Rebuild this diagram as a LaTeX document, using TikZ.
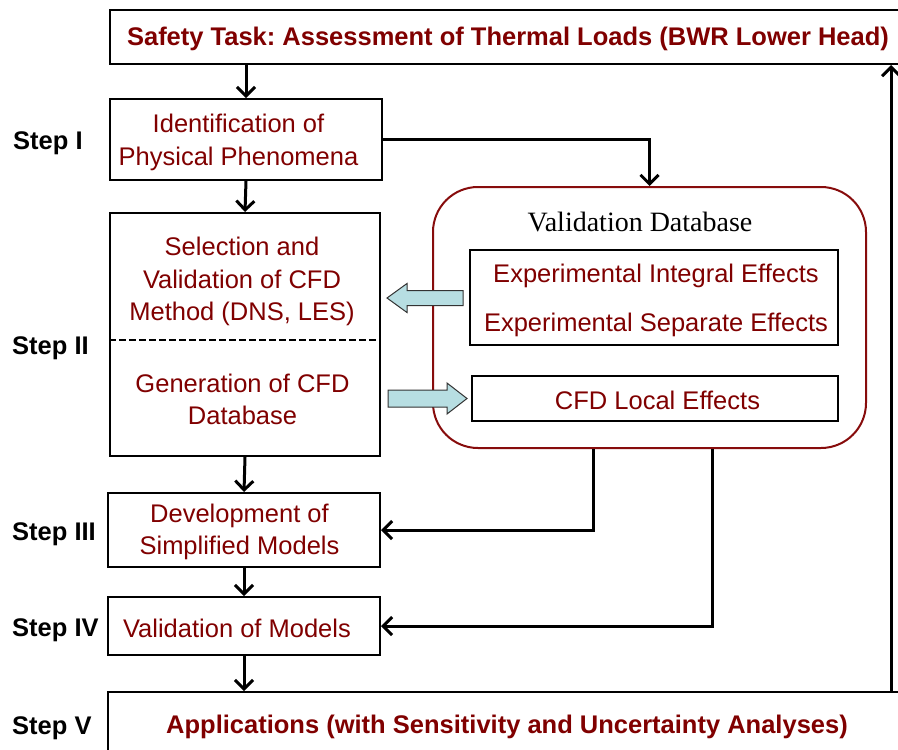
\documentclass[tikz,border=0pt]{standalone}
\usepackage{fontspec}
\setmainfont{Liberation Sans}
\newfontfamily\timesfont{Liberation Serif}
\usetikzlibrary{arrows.meta,calc}
\definecolor{dred}{RGB}{128,0,0}
\definecolor{boxred}{RGB}{135,12,12}
\definecolor{aqua}{RGB}{183,222,226}
\tikzset{
  box/.style={draw=black, line width=2pt, inner sep=0pt, align=center,
    text=dred, font=\fontsize{25.5}{32.5}\selectfont},
  steplabel/.style={anchor=west, inner sep=0pt, font=\fontsize{25.5}{30}\selectfont\bfseries},
  arr/.style={line width=3pt, -{Straight Barb[length=9pt,width=18pt]}},
  blockarrow/.style={draw=black!80, line width=1pt, fill=aqua, line join=miter},
  redtext/.style={text=dred, inner sep=0pt, align=center, font=\fontsize{25.5}{32.5}\selectfont},
  redbold/.style={redtext, font=\fontsize{25.5}{32.5}\selectfont\bfseries}
}
\frenchspacing
\begin{document}
\begin{tikzpicture}[x=1pt,y=-1pt]
\useasboundingbox (0,0) rectangle (898,750);
\clip (0,0) rectangle (898,750);
\fill[white] (0,0) rectangle (898,750);

% main column
\node[box, minimum width=800pt, minimum height=54pt] (top) at (510,37) {};
\node[redbold] (toptext) at (508,39)
  {Safety Task: Assessment of Thermal Loads (BWR Lower Head)};
\node[box, minimum width=272pt, minimum height=81pt] (ident) at (246,139.5) {};
\node[redtext] (identtext) at (238.5,142.5) {Identification of\\Physical Phenomena};
\node[box, minimum width=270pt, minimum height=243pt] (big) at (245,334.5) {};
\node[redtext] (sel) at (242,281.5) {Selection and\\Validation of CFD\\Method (DNS, LES)};
\node[redtext] (gen) at (242.5,399.5) {Generation of CFD\\Database};
\coordinate (dl) at (0,340);
\draw[line width=2pt, dash pattern=on 6.5pt off 3.5pt] (big.west |- dl) -- (big.east |- dl);
\node[box, minimum width=272pt, minimum height=74pt] (dev) at (244,530) {};
\node[redtext] (devtext) at (239.5,532) {Development of\\Simplified Models};
\node[box, minimum width=272pt, minimum height=58pt] (valm) at (244,626) {};
\node[redtext] (valmtext) at (237,628) {Validation of Models};
\node[box, minimum width=812pt, minimum height=78pt] (app) at (514,731) {};
\node[redbold] (apptext) at (507,727)
  {Applications (with Sensitivity and Uncertainty Analyses)};

% validation database
\node[draw=boxred, line width=2pt, rounded corners=45pt, minimum width=433pt,
  minimum height=261pt, inner sep=0pt] (vdb) at (649.5,317.5) {};
\node[inner sep=0pt, font=\fontsize{28}{32}\timesfont] (vdbtitle) at (640,222) {Validation Database};
\node[box, minimum width=368pt, minimum height=95pt] (exp) at (654,297.5) {};
\node[redtext] (exptext) at (656,300.5)
  {Experimental Integral Effects\\[16pt]Experimental Separate Effects};
\node[box, minimum width=366pt, minimum height=45pt] (cfd) at (655,398.5) {};
\node[redtext] (cfdtext) at (657.5,400) {CFD Local Effects};

% step labels
\node[steplabel] (s1) at (13,143) {Step I};
\node[steplabel] (s2) at (12,348) {Step II};
\node[steplabel] (s3) at (12,534) {Step III};
\node[steplabel] (s4) at (12,630) {Step IV};
\node[steplabel] (s5) at (12,728) {Step V};

% connectors
\draw[arr] (ident.north |- top.south) -- (ident.north);
\draw[arr] (ident.east) -| (vdb.north);
\draw[arr] (ident.south) -- (big.north);
\draw[arr] (big.south) -- (dev.north);
\draw[arr] (dev.south) -- (valm.north);
\draw[arr] (valm.south) -- (valm.south |- app.north);
\coordinate (c1) at (593,0);
\coordinate (c2) at (712,0);
\coordinate (c3) at (891,0);
\draw[arr] (vdb.south -| c1) |- (dev.east);
\draw[arr] (vdb.south -| c2) |- (valm.east);
\draw[arr] (app.north -| c3) -- (top.south -| c3);

% block arrows between the database and the CFD column
\draw[blockarrow] (463,290.5) -- (407,290.5) -- (407,283.5) -- (387,298)
  -- (407,312.5) -- (407,305.5) -- (463,305.5) -- cycle;
\draw[blockarrow] (388,390) -- (447,390) -- (447,383) -- (467,398.5)
  -- (447,414) -- (447,407) -- (388,407) -- cycle;
\end{tikzpicture}
\end{document}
• • • •
> **WHAT IS ASKED**
Skip every picture and transcribe the data above exactly.

> **REPLY**
Rebuild this diagram as a LaTeX document, using TikZ.
\documentclass[tikz,border=0pt]{standalone}
\usepackage{fontspec}
\setmainfont{Liberation Sans}
\newfontfamily\timesfont{Liberation Serif}
\usetikzlibrary{arrows.meta,calc}
\definecolor{dred}{RGB}{128,0,0}
\definecolor{boxred}{RGB}{135,12,12}
\definecolor{aqua}{RGB}{183,222,226}
\tikzset{
  box/.style={draw=black, line width=2pt, inner sep=0pt, align=center,
    text=dred, font=\fontsize{25.5}{32.5}\selectfont},
  steplabel/.style={anchor=west, inner sep=0pt, font=\fontsize{25.5}{30}\selectfont\bfseries},
  arr/.style={line width=3pt, -{Straight Barb[length=9pt,width=18pt]}},
  blockarrow/.style={draw=black!80, line width=1pt, fill=aqua, line join=miter},
  redtext/.style={text=dred, inner sep=0pt, align=center, font=\fontsize{25.5}{32.5}\selectfont},
  redbold/.style={redtext, font=\fontsize{25.5}{32.5}\selectfont\bfseries}
}
\frenchspacing
\begin{document}
\begin{tikzpicture}[x=1pt,y=-1pt]
\useasboundingbox (0,0) rectangle (898,750);
\clip (0,0) rectangle (898,750);
\fill[white] (0,0) rectangle (898,750);

% main column
\node[box, minimum width=800pt, minimum height=54pt] (top) at (510,37) {};
\node[redbold] (toptext) at (508,39)
  {Safety Task: Assessment of Thermal Loads (BWR Lower Head)};
\node[box, minimum width=272pt, minimum height=81pt] (ident) at (246,139.5) {};
\node[redtext] (identtext) at (238.5,142.5) {Identification of\\Physical Phenomena};
\node[box, minimum width=270pt, minimum height=243pt] (big) at (245,334.5) {};
\node[redtext] (sel) at (242,281.5) {Selection and\\Validation of CFD\\Method (DNS, LES)};
\node[redtext] (gen) at (242.5,399.5) {Generation of CFD\\Database};
\coordinate (dl) at (0,340);
\draw[line width=2pt, dash pattern=on 6.5pt off 3.5pt] (big.west |- dl) -- (big.east |- dl);
\node[box, minimum width=272pt, minimum height=74pt] (dev) at (244,530) {};
\node[redtext] (devtext) at (239.5,532) {Development of\\Simplified Models};
\node[box, minimum width=272pt, minimum height=58pt] (valm) at (244,626) {};
\node[redtext] (valmtext) at (237,628) {Validation of Models};
\node[box, minimum width=812pt, minimum height=78pt] (app) at (514,731) {};
\node[redbold] (apptext) at (507,727)
  {Applications (with Sensitivity and Uncertainty Analyses)};

% validation database
\node[draw=boxred, line width=2pt, rounded corners=45pt, minimum width=433pt,
  minimum height=261pt, inner sep=0pt] (vdb) at (649.5,317.5) {};
\node[inner sep=0pt, font=\fontsize{28}{32}\timesfont] (vdbtitle) at (640,222) {Validation Database};
\node[box, minimum width=368pt, minimum height=95pt] (exp) at (654,297.5) {};
\node[redtext] (exptext) at (656,300.5)
  {Experimental Integral Effects\\[16pt]Experimental Separate Effects};
\node[box, minimum width=366pt, minimum height=45pt] (cfd) at (655,398.5) {};
\node[redtext] (cfdtext) at (657.5,400) {CFD Local Effects};

% step labels
\node[steplabel] (s1) at (13,143) {Step I};
\node[steplabel] (s2) at (12,348) {Step II};
\node[steplabel] (s3) at (12,534) {Step III};
\node[steplabel] (s4) at (12,630) {Step IV};
\node[steplabel] (s5) at (12,728) {Step V};

% connectors
\draw[arr] (ident.north |- top.south) -- (ident.north);
\draw[arr] (ident.east) -| (vdb.north);
\draw[arr] (ident.south) -- (big.north);
\draw[arr] (big.south) -- (dev.north);
\draw[arr] (dev.south) -- (valm.north);
\draw[arr] (valm.south) -- (valm.south |- app.north);
\coordinate (c1) at (593,0);
\coordinate (c2) at (712,0);
\coordinate (c3) at (891,0);
\draw[arr] (vdb.south -| c1) |- (dev.east);
\draw[arr] (vdb.south -| c2) |- (valm.east);
\draw[arr] (app.north -| c3) -- (top.south -| c3);

% block arrows between the database and the CFD column
\draw[blockarrow] (463,290.5) -- (407,290.5) -- (407,283.5) -- (387,298)
  -- (407,312.5) -- (407,305.5) -- (463,305.5) -- cycle;
\draw[blockarrow] (388,390) -- (447,390) -- (447,383) -- (467,398.5)
  -- (447,414) -- (447,407) -- (388,407) -- cycle;
\end{tikzpicture}
\end{document}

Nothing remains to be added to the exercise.